→ **What you need to do**
Nothing outside the range from the line with "Clone this chart in Chart.js." to the line with "4.5, 2.5, 1.5];" belongs in the copy, and no pictures do either; repeat that range exactly.

━━━━━ Provided entries ━━━━━

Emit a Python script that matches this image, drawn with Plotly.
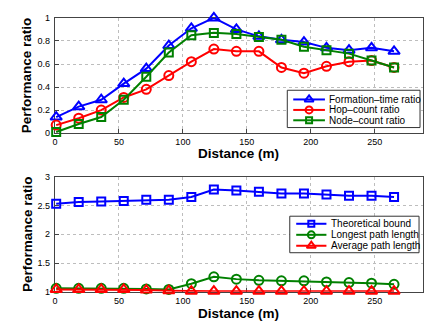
import plotly.graph_objects as go

# Distance (m) at which each configuration was measured
distance = [1, 18.6, 36.2, 53.8, 71.4, 89, 106.6, 124.2, 141.8, 159.4,
            177, 194.6, 212.2, 229.8, 247.4, 265]

# Upper panel: normalised performance ratios
formation_time = [0.14, 0.23, 0.29, 0.43, 0.56, 0.76, 0.91, 1.00, 0.90, 0.84,
                  0.81, 0.79, 0.74, 0.72, 0.74, 0.71]
hop_count = [0.07, 0.13, 0.20, 0.31, 0.38, 0.50, 0.62, 0.73, 0.71, 0.71,
             0.57, 0.52, 0.58, 0.62, 0.63, 0.57]
node_count = [0.01, 0.08, 0.14, 0.29, 0.49, 0.70, 0.85, 0.87, 0.86, 0.835,
              0.81, 0.75, 0.72, 0.69, 0.63, 0.57]

# Lower panel: path-length ratios
theoretical_bound = [2.53, 2.56, 2.57, 2.58, 2.60, 2.60, 2.65, 2.78, 2.76, 2.74,
                     2.71, 2.71, 2.69, 2.67, 2.67, 2.65]
longest_path = [1.06, 1.06, 1.06, 1.06, 1.05, 1.04, 1.14, 1.26, 1.22, 1.20,
                1.19, 1.19, 1.17, 1.16, 1.15, 1.13]
average_path = [1.04, 1.04, 1.04, 1.04, 1.03, 1.02, 1.01, 1.01, 1.01, 1.01,
                1.01, 1.01, 1.01, 1.01, 1.01, 1.01]

top_ticks = [0, 0.2, 0.4, 0.6, 0.8, 1]
top_ticklabels = ["0", "0.2", "0.4", "0.6", "0.8", "1"]
bottom_ticks = [1, 1.5, 2, 2.5, 3]
bottom_ticklabels = ["1", "1.5", "2", "2.5", "3"]
x_ticks = [0, 50, 100, 150, 200, 250, 300]

BLUE, RED, GREEN = "#0000ff", "#ff0000", "#008000"
FONT = "Liberation Sans, Arial, Helvetica, sans-serif"
W, H = 424, 321

top_series = [
    ("Formation\u2013time ratio", formation_time, BLUE, "triangle-up-open", 10),
    ("Hop\u2013count ratio", hop_count, RED, "circle-open", 9),
    ("Node\u2013count ratio", node_count, GREEN, "square-open", 8),
]
bottom_series = [
    ("Theoretical bound", theoretical_bound, BLUE, "square-open", 8),
    ("Longest path length", longest_path, GREEN, "circle-open", 9),
    ("Average path length", average_path, RED, "triangle-up-open", 10),
]

fig = go.Figure()

for name, vals, col, sym, sz in top_series:
    fig.add_trace(go.Scatter(
        x=distance, y=vals, mode="lines+markers", name=name,
        line=dict(color=col, width=2),
        marker=dict(symbol=sym, size=sz, color=col, line=dict(width=2, color=col)),
        cliponaxis=False, showlegend=False, xaxis="x", yaxis="y"))

for name, vals, col, sym, sz in bottom_series:
    fig.add_trace(go.Scatter(
        x=distance, y=vals, mode="lines+markers", name=name,
        line=dict(color=col, width=2),
        marker=dict(symbol=sym, size=sz, color=col, line=dict(width=2, color=col)),
        cliponaxis=False, showlegend=False, xaxis="x2", yaxis="y2"))

# Hand-drawn legends on a pixel-coordinate overlay (compact MATLAB-style rows)
def draw_legend(series, box, line_x, text_x, rows):
    x0, y0, x1, y1 = box
    fig.add_trace(go.Scatter(
        x=[x0, x1, x1, x0, x0], y=[y0, y0, y1, y1, y0], mode="lines",
        fill="toself", fillcolor="white", line=dict(color="#333", width=1),
        hoverinfo="skip", showlegend=False, xaxis="x3", yaxis="y3"))
    for (name, _, col, sym, sz), ry in zip(series, rows):
        xm = (line_x[0] + line_x[1]) / 2
        fig.add_trace(go.Scatter(
            x=[line_x[0], line_x[1]], y=[ry, ry], mode="lines",
            line=dict(color=col, width=2), hoverinfo="skip",
            showlegend=False, xaxis="x3", yaxis="y3"))
        fig.add_trace(go.Scatter(
            x=[xm], y=[ry], mode="markers",
            marker=dict(symbol=sym, size=sz - 2, color=col, line=dict(width=2, color=col)),
            hoverinfo="skip", showlegend=False, xaxis="x3", yaxis="y3"))
        fig.add_annotation(x=text_x, y=ry, xref="x3", yref="y3", text=name,
                           showarrow=False, xanchor="left", yanchor="middle",
                           font=dict(family=FONT, size=10, color="black"))

draw_legend(top_series, (287, 88, 421, 126.5), (293, 325), 327, [97.5, 108.3, 119])
draw_legend(bottom_series, (289.5, 218, 420, 255.7), (296, 326.5), 329, [225.8, 237.2, 248.5])

x_left = 52.4 / W
top_dom = [1 - 132.3 / H, 1 - 13.3 / H]
bot_dom = [1 - 296.0 / H, 1 - 177.3 / H]
x_max = (W - 52.4) / 1.292

axis_common = dict(
    showline=True, linecolor="#444", linewidth=1, mirror=True,
    ticks="inside", ticklen=4, tickcolor="#444",
    showgrid=True, gridcolor="#bdbdbd", griddash="dot", gridwidth=1,
    zeroline=False, layer="below traces",
    tickfont=dict(family=FONT, size=9, color="black"),
)

fig.update_layout(
    width=W, height=H,
    margin=dict(l=0, r=0, t=0, b=0),
    paper_bgcolor="white", plot_bgcolor="rgba(0,0,0,0)",
    font=dict(family=FONT, color="black"),
    xaxis=dict(domain=[x_left, 1], range=[0, x_max], tickvals=x_ticks,
               anchor="y", ticklabelstandoff=0, **axis_common),
    yaxis=dict(domain=top_dom, range=[0, 1], tickvals=top_ticks,
               ticktext=top_ticklabels, anchor="x", ticklabelstandoff=2,
               **axis_common),
    xaxis2=dict(domain=[x_left, 1], range=[0, x_max], tickvals=x_ticks,
                anchor="y2", ticklabelstandoff=0, **axis_common),
    yaxis2=dict(domain=bot_dom, range=[1, 3], tickvals=bottom_ticks,
                ticktext=bottom_ticklabels, anchor="x2", ticklabelstandoff=2,
                **axis_common),
    xaxis3=dict(domain=[0, 1], range=[0, W], visible=False, anchor="y3"),
    yaxis3=dict(domain=[0, 1], range=[H, 0], visible=False, anchor="x3"),
    showlegend=False,
)

# Axis titles
title_font = dict(family=FONT, size=13.5, color="black", weight="bold")
for yc in (72.8, 236.6):
    fig.add_annotation(x=24 / W, y=1 - yc / H, xref="paper", yref="paper",
                       text="Performance ratio", textangle=-90, showarrow=False,
                       xanchor="center", yanchor="middle", font=title_font)
for yc in (153.5, 318.0):
    fig.add_annotation(x=(52.4 + W) / 2 / W, y=1 - yc / H, xref="paper", yref="paper",
                       text="Distance (m)", showarrow=False,
                       xanchor="center", yanchor="middle", font=title_font)

fig.write_html("out.html")
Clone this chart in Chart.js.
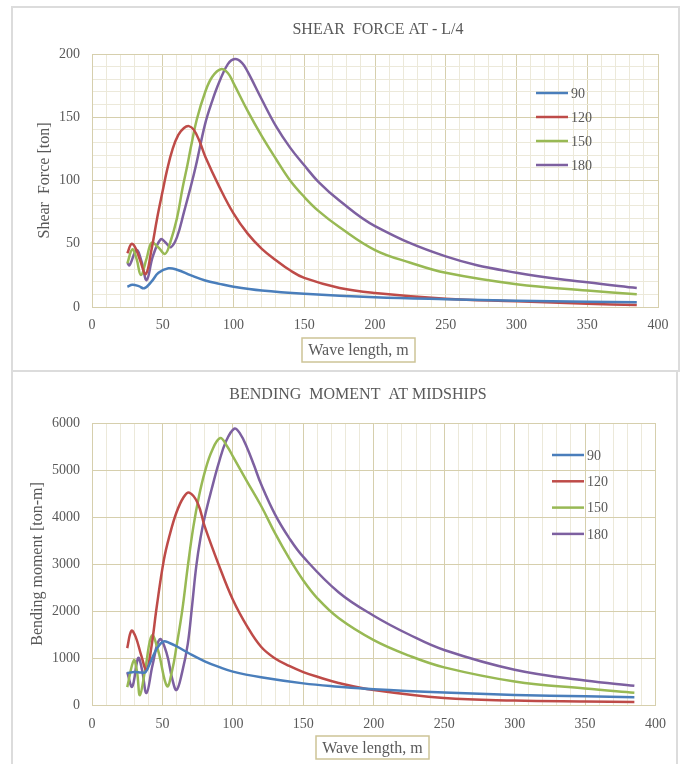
<!DOCTYPE html>
<html>
<head>
<meta charset="utf-8">
<script src="https://cdn.jsdelivr.net/npm/chart.js@4.4.1/dist/chart.umd.min.js"></script>
<style>
  body { margin: 0; background: #fff; }
  .frame { position: absolute; border: 2px solid #dcdcdc; box-sizing: border-box; }
  canvas { position: absolute; }
</style>
</head>
<body>
<div class="frame" style="left:11px; top:6px; width:669px; height:366px;"></div>
<div class="frame" style="left:11px; top:370px; width:667px; height:400px;"></div>
<div style="position:absolute; left:12px; top:7px; width:667px; height:364px;"><canvas id="shearChart"></canvas></div>
<div style="position:absolute; left:12px; top:371px; width:665px; height:393px;"><canvas id="momentChart"></canvas></div>
<script>
// series names (ship speed / heading cases)
const seriesNames = ['90', '120', '150', '180'];
const seriesColors = ['#4a7ebb', '#be4b48', '#98b954', '#7d60a0'];

// Shear force at L/4 [ton] vs wave length [m]
const sf90X = [25, 28.5, 33, 37, 42, 47, 54, 60, 70, 80, 90, 100, 120, 150, 200, 250, 300, 350, 385];
const sf90Y = [16, 17.5, 16.5, 14.8, 20, 27, 30.6, 29.5, 25, 21, 18.3, 16, 13, 10.5, 7.8, 6.2, 5, 4.2, 3.8];

const sf120X = [25, 28, 31, 34, 38, 42, 46, 50, 53, 57, 61, 65, 68.5, 72, 76, 80, 90, 100, 110, 120, 130, 140, 150, 175, 200, 250, 300, 350, 385];
const sf120Y = [42.5, 50, 46, 37, 26, 45, 70, 92, 108, 125, 136, 141.5, 143, 140, 131, 119, 95, 74, 58, 46, 37, 29, 23, 15, 11, 6.5, 4.5, 2.5, 1.5];

const sf150X = [25, 28.5, 31.5, 34.6, 38.5, 42.2, 47, 51.6, 55, 60, 64, 67.4, 70, 74, 80, 85, 91, 96, 100, 110, 120, 130, 140, 150, 160, 175, 200, 225, 250, 300, 350, 385];
const sf150Y = [34.5, 45.6, 38, 25.3, 38, 50.8, 47, 42, 50, 70, 94, 112, 127, 148, 170, 182, 188, 185, 177, 155, 135, 117, 100, 87, 76, 63, 45, 35, 27, 18, 13, 10];

const sf180X = [25, 26.5, 31.5, 35, 38.6, 43, 48.5, 52, 55.6, 60, 65, 70, 73.5, 80, 85, 90, 96, 101, 106, 110, 120, 130, 140, 150, 160, 175, 200, 250, 300, 350, 385];
const sf180Y = [35, 33, 45, 36, 21.3, 40, 53.5, 51, 47.2, 55, 75, 96, 112, 145, 163, 178, 192, 196, 193, 186, 164, 143, 126, 112, 99, 84, 64, 40, 27, 19.5, 15];

// Bending moment at midships [ton-m] vs wave length [m]
const bm90X = [25, 30, 35, 38, 42, 46, 50.5, 55, 60, 70, 80, 90, 100, 120, 150, 175, 200, 250, 300, 350, 385];
const bm90Y = [680, 700, 690, 700, 950, 1200, 1350, 1320, 1250, 1080, 930, 810, 710, 590, 460, 390, 335, 265, 215, 185, 165];

const bm120X = [25, 28, 31, 35, 38.7, 42, 46, 51, 55, 60, 65, 69, 75, 80, 90, 100, 110, 120, 130, 140, 150, 160, 175, 200, 250, 300, 350, 385];
const bm120Y = [1210, 1580, 1450, 1050, 745, 1200, 2100, 3085, 3600, 4100, 4420, 4520, 4300, 3800, 2980, 2240, 1680, 1240, 990, 830, 700, 600, 470, 320, 150, 95, 75, 65];

const bm150X = [25, 29.7, 32, 34, 38, 42.5, 47, 53.3, 57, 60, 64, 68, 72, 76, 80, 85, 91, 96, 100, 110, 120, 130, 140, 150, 160, 175, 200, 225, 250, 300, 350, 385];
const bm150Y = [380, 950, 700, 210, 800, 1480, 1150, 400, 750, 1250, 2000, 2950, 3800, 4450, 4950, 5400, 5680, 5500, 5290, 4760, 4240, 3650, 3120, 2650, 2270, 1850, 1380, 1050, 800, 500, 350, 260];

const bm180X = [25, 28.5, 32.8, 35.5, 38.7, 43, 48.1, 53, 57, 60, 64, 68, 71, 74, 77, 80, 85, 90, 95, 101, 105, 110, 115, 120, 130, 140, 150, 175, 200, 225, 250, 300, 350, 385];
const bm180Y = [700, 390, 1000, 750, 255, 850, 1400, 1100, 550, 320, 700, 1300, 2100, 2950, 3550, 4000, 4600, 5150, 5600, 5880, 5780, 5480, 5100, 4700, 4050, 3550, 3150, 2400, 1900, 1500, 1170, 750, 520, 410];

const MAJOR = '#d6cfad';
const MINOR = '#ece9da';
const TEXT = '#595959';
const SERIF = '"Liberation Serif", "Times New Roman", serif';

function pairs(xs, ys) {
    return xs.map((x, i) => ({ x: x, y: ys[i] }));
}

function makeSets(list) {
    return list.map((s, i) => ({
        label: seriesNames[i],
        data: pairs(s[0], s[1]),
        borderColor: seriesColors[i],
        backgroundColor: seriesColors[i],
        borderWidth: 2.5,
        pointRadius: 0,
        tension: 0.4,
        fill: false
    }));
}

// title, x-axis title box and in-plot legend like the Excel original
const decor = {
    id: 'decor',
    afterDraw(chart, args, o) {
        const ctx = chart.ctx;
        ctx.save();
        ctx.fillStyle = TEXT;
        ctx.textBaseline = 'middle';
        ctx.textAlign = 'center';
        ctx.font = '16px ' + SERIF;
        ctx.fillText(o.title, o.titleX, o.titleY);

        const b = o.box;
        ctx.strokeStyle = '#cdc497';
        ctx.lineWidth = 1.5;
        ctx.strokeRect(b[0], b[1], b[2], b[3]);
        ctx.fillText(o.xTitle, b[0] + b[2] / 2, b[1] + b[3] / 2 + 1);

        ctx.font = '14px ' + SERIF;
        ctx.textAlign = 'left';
        chart.data.datasets.forEach((ds, i) => {
            const y = o.legY + i * o.legStep;
            ctx.strokeStyle = ds.borderColor;
            ctx.lineWidth = 2.5;
            ctx.beginPath();
            ctx.moveTo(o.legX, y);
            ctx.lineTo(o.legX + 32, y);
            ctx.stroke();
            ctx.fillText(ds.label, o.legX + 35, y + 1);
        });
        ctx.restore();
    }
};

function baseOptions(cfg) {
    return {
        responsive: true,
        maintainAspectRatio: false,
        animation: false,
        layout: { padding: { top: cfg.top, right: cfg.right, bottom: 0, left: 0 } },
        plugins: {
            legend: { display: false },
            title: { display: false },
            tooltip: { enabled: false },
            decor: cfg.decor
        },
        scales: {
            x: {
                type: 'linear',
                min: 0,
                max: 400,
                afterFit: (s) => { s.height = cfg.bottom; },
                ticks: {
                    stepSize: 10,
                    autoSkip: false,
                    maxRotation: 0,
                    minRotation: 0,
                    padding: cfg.xPad,
                    color: TEXT,
                    font: { family: SERIF, size: 14 },
                    callback: (v) => (v % 50 === 0 ? v : '')
                },
                grid: {
                    drawTicks: false,
                    color: (c) => (c.tick && c.tick.value % 50 === 0 ? MAJOR : MINOR)
                },
                border: { color: MAJOR }
            },
            y: {
                min: 0,
                max: cfg.yMax,
                afterFit: (s) => { s.width = 80; },
                ticks: {
                    stepSize: cfg.yStep,
                    autoSkip: false,
                    padding: 12,
                    color: TEXT,
                    font: { family: SERIF, size: 14 },
                    callback: (v) => (v % cfg.yLabelStep === 0 ? v : '')
                },
                grid: {
                    drawTicks: false,
                    color: (c) => (c.tick && c.tick.value % cfg.yLabelStep === 0 ? MAJOR : MINOR)
                },
                border: { color: MAJOR },
                title: {
                    display: true,
                    text: cfg.yTitle,
                    color: TEXT,
                    font: { family: SERIF, size: 16 },
                    padding: { top: cfg.yTitlePad, bottom: 0 }
                }
            }
        }
    };
}

new Chart(document.getElementById('shearChart'), {
    type: 'line',
    data: {
        datasets: makeSets([[sf90X, sf90Y], [sf120X, sf120Y], [sf150X, sf150Y], [sf180X, sf180Y]])
    },
    options: baseOptions({
        top: 47, right: 21, bottom: 64, xPad: 10,
        yMax: 200, yStep: 10, yLabelStep: 50,
        yTitle: 'Shear  Force [ton]', yTitlePad: 23,
        decor: {
            title: 'SHEAR  FORCE AT - L/4', titleX: 366, titleY: 23,
            xTitle: 'Wave length, m', box: [290, 331, 113, 24],
            legX: 524, legY: 86, legStep: 24
        }
    }),
    plugins: [decor]
});

new Chart(document.getElementById('momentChart'), {
    type: 'line',
    data: {
        datasets: makeSets([[bm90X, bm90Y], [bm120X, bm120Y], [bm150X, bm150Y], [bm180X, bm180Y]])
    },
    options: baseOptions({
        top: 52, right: 20, bottom: 59, xPad: 11,
        yMax: 6000, yStep: 1000, yLabelStep: 1000,
        yTitle: 'Bending moment [ton-m]', yTitlePad: 16,
        decor: {
            title: 'BENDING  MOMENT  AT MIDSHIPS', titleX: 346, titleY: 24,
            xTitle: 'Wave length, m', box: [304, 365, 113, 23],
            legX: 540, legY: 84, legStep: 26.3
        }
    }),
    plugins: [decor]
});
</script>
</body>
</html>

━━━━━

→ **Solved problem**
Clone this chart in Chart.js.
<!DOCTYPE html>
<html>
<head>
<meta charset="utf-8">
<script src="https://cdn.jsdelivr.net/npm/chart.js@4.4.1/dist/chart.umd.min.js"></script>
<style>
  body { margin: 0; background: #fff; }
  .frame { position: absolute; border: 2px solid #dcdcdc; box-sizing: border-box; }
  canvas { position: absolute; }
</style>
</head>
<body>
<div class="frame" style="left:11px; top:6px; width:669px; height:366px;"></div>
<div class="frame" style="left:11px; top:370px; width:667px; height:400px;"></div>
<div style="position:absolute; left:12px; top:7px; width:667px; height:364px;"><canvas id="shearChart"></canvas></div>
<div style="position:absolute; left:12px; top:371px; width:665px; height:393px;"><canvas id="momentChart"></canvas></div>
<script>
// series names (ship speed / heading cases)
const seriesNames = ['90', '120', '150', '180'];
const seriesColors = ['#4a7ebb', '#be4b48', '#98b954', '#7d60a0'];

// Shear force at L/4 [ton] vs wave length [m]
const sf90X = [25, 28.5, 33, 37, 42, 47, 54, 60, 70, 80, 90, 100, 120, 150, 200, 250, 300, 350, 385];
const sf90Y = [16, 17.5, 16.5, 14.8, 20, 27, 30.6, 29.5, 25, 21, 18.3, 16, 13, 10.5, 7.8, 6.2, 5, 4.2, 3.8];

const sf120X = [25, 28, 31, 34, 38, 42, 46, 50, 53, 57, 61, 65, 68.5, 72, 76, 80, 90, 100, 110, 120, 130, 140, 150, 175, 200, 250, 300, 350, 385];
const sf120Y = [42.5, 50, 46, 37, 26, 45, 70, 92, 108, 125, 136, 141.5, 143, 140, 131, 119, 95, 74, 58, 46, 37, 29, 23, 15, 11, 6.5, 4.5, 2.5, 1.5];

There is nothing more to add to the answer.